-- start --

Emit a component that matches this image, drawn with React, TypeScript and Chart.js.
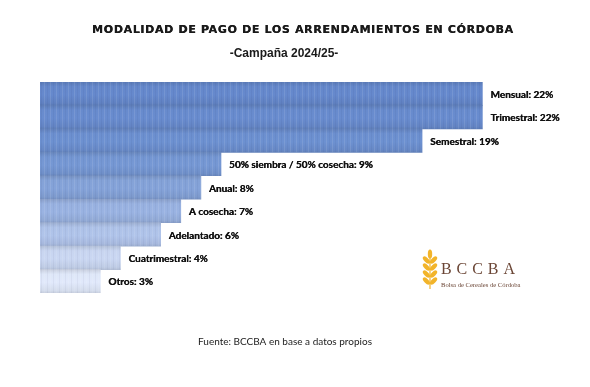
import React, { useEffect, useRef } from "react";
import { Chart, registerables } from "chart.js";

Chart.register(...registerables);

const categories = [
  "Mensual",
  "Trimestral",
  "Semestral",
  "50% siembra / 50% cosecha",
  "Anual",
  "A cosecha",
  "Adelantado",
  "Cuatrimestral",
  "Otros",
];
const values = [22, 22, 19, 9, 8, 7, 6, 4, 3];
const barColors = [
  "#6284c5",
  "#6587c7",
  "#698bc9",
  "#7192cc",
  "#809dd1",
  "#94acd9",
  "#a9bce1",
  "#c2cfe9",
  "#d8e0f1",
];
const titleText = "MODALIDAD DE PAGO DE LOS ARRENDAMIENTOS EN CÓRDOBA";
const subtitleText = "-Campaña 2024/25-";
const sourceText = "Fuente: BCCBA en base a datos propios";
const logoText = "BCCBA";
const logoSubText = "Bolsa de Cereales de Córdoba";

function shade(hex: string, f: number): string {
  const n = parseInt(hex.slice(1), 16);
  const r = Math.round(((n >> 16) & 255) * f);
  const g = Math.round(((n >> 8) & 255) * f);
  const b = Math.round((n & 255) * f);
  return `rgb(${Math.min(255, r)},${Math.min(255, g)},${Math.min(255, b)})`;
}

const decorPlugin = {
  id: "decor",
  afterDatasetsDraw(chart: any) {
    const ctx = chart.ctx as CanvasRenderingContext2D;
    const meta = chart.getDatasetMeta(0);
    ctx.save();
    // subtle vertical stripe texture on bars
    meta.data.forEach((bar: any) => {
      const top = bar.y - bar.height / 2;
      const left = bar.base;
      const right = bar.x;
      for (let x = left + 1; x < right; x += 3) {
        ctx.fillStyle = (Math.floor(x) % 2 === 0) ? "rgba(255,255,255,0.10)" : "rgba(0,0,40,0.04)";
        ctx.fillRect(x, top, 1, bar.height);
      }
    });
    // value labels
    ctx.fillStyle = "#111";
    ctx.font = "bold 10px Lato";
    ctx.textBaseline = "middle";
    ctx.textAlign = "left";
    meta.data.forEach((bar: any, i: number) => {
      const t = `${categories[i]}: ${values[i]}%`;
      ctx.fillText(t, bar.x + 8, bar.y + 1);
      ctx.fillText(t, bar.x + 8.35, bar.y + 1);
    });
    ctx.restore();
  },
  afterDraw(chart: any) {
    const ctx = chart.ctx as CanvasRenderingContext2D;
    ctx.save();
    // title with letter spacing fitted to width
    ctx.fillStyle = "#1a1a1a";
    ctx.font = "bold 11px 'DejaVu Sans'";
    ctx.textBaseline = "middle";
    ctx.textAlign = "left";
    (ctx as any).letterSpacing = "0px";
    const w0 = ctx.measureText(titleText).width;
    const targetW = 421;
    const sp = (targetW - w0) / (titleText.length - 1);
    (ctx as any).letterSpacing = `${sp}px`;
    ctx.fillText(titleText, 92, 30);
    ctx.fillText(titleText, 92.3, 30);
    (ctx as any).letterSpacing = "0px";

    // subtitle
    ctx.font = "bold 12px 'Liberation Sans'";
    ctx.textAlign = "center";
    ctx.fillText(subtitleText, 284, 54);

    // source
    ctx.font = "10px Lato";
    ctx.fillStyle = "#222";
    ctx.fillText(sourceText, 285, 342);

    // logo wheat
    const cx = 430;
    ctx.fillStyle = "#f2b42a";
    ctx.strokeStyle = "#f2b42a";
    ctx.lineWidth = 1.2;
    ctx.beginPath();
    ctx.moveTo(cx, 289);
    ctx.lineTo(cx, 256);
    ctx.stroke();
    const grain = (x: number, y: number, rot: number) => {
      ctx.beginPath();
      ctx.ellipse(x, y, 2.2, 4.6, rot, 0, Math.PI * 2);
      ctx.fill();
    };
    grain(cx, 254, 0);
    [260, 267, 274, 281].forEach((y) => {
      grain(cx - 3.6, y, -0.75);
      grain(cx + 3.6, y, 0.75);
    });

    // logo text
    ctx.fillStyle = "#6b4636";
    ctx.font = "16px 'Liberation Serif'";
    ctx.textAlign = "left";
    ctx.textBaseline = "alphabetic";
    (ctx as any).letterSpacing = "0px";
    const lw = ctx.measureText(logoText).width;
    (ctx as any).letterSpacing = `${(74 - lw) / (logoText.length - 1)}px`;
    ctx.fillText(logoText, 441, 274);
    (ctx as any).letterSpacing = "0px";
    ctx.font = "6.6px 'Liberation Serif'";
    ctx.fillText(logoSubText, 441, 287);
    ctx.restore();
  },
};

export default function App() {
  const ref = useRef<HTMLCanvasElement | null>(null);
  useEffect(() => {
    if (!ref.current) return;
    const chart = new Chart(ref.current, {
      type: "bar",
      data: {
        labels: categories,
        datasets: [
          {
            data: values,
            backgroundColor: (c: any) => {
              const chartObj = c.chart;
              const area = chartObj.chartArea;
              const base = barColors[c.dataIndex] || barColors[0];
              if (!area) return base;
              const ys = chartObj.scales.y;
              const y = ys.getPixelForValue(c.dataIndex);
              const h = (area.bottom - area.top) / categories.length;
              const g = chartObj.ctx.createLinearGradient(0, y - h / 2, 0, y + h / 2);
              g.addColorStop(0, shade(base, 0.93));
              g.addColorStop(0.2, shade(base, 1.03));
              g.addColorStop(0.55, shade(base, 1.04));
              g.addColorStop(0.9, shade(base, 0.98));
              g.addColorStop(1, shade(base, 0.92));
              return g;
            },
            borderWidth: 0,
            categoryPercentage: 1,
            barPercentage: 1,
          },
        ],
      },
      options: {
        indexAxis: "y",
        responsive: false,
        animation: false,
        layout: { padding: { left: 40, right: 7, top: 82, bottom: 94 } },
        scales: {
          x: { display: false, min: 0, max: 27 },
          y: { display: false },
        },
        plugins: {
          legend: { display: false },
          tooltip: { enabled: false },
          title: { display: false },
        },
      },
      plugins: [decorPlugin],
    });
    return () => chart.destroy();
  }, []);
  return (
    <div style={{ position: "fixed", left: 0, top: 0, width: 590, height: 387, background: "#fff" }}>
      <canvas ref={ref} width={590} height={387} style={{ display: "block" }} />
    </div>
  );
}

-- end --

Objective =
In the data above, please extract the lines from the first one through the line with "Chart.register(...registerables);", exactly, and keep pictures out.

Result of this task =
Emit a component that matches this image, drawn with React, TypeScript and Chart.js.
import React, { useEffect, useRef } from "react";
import { Chart, registerables } from "chart.js";

Chart.register(...registerables);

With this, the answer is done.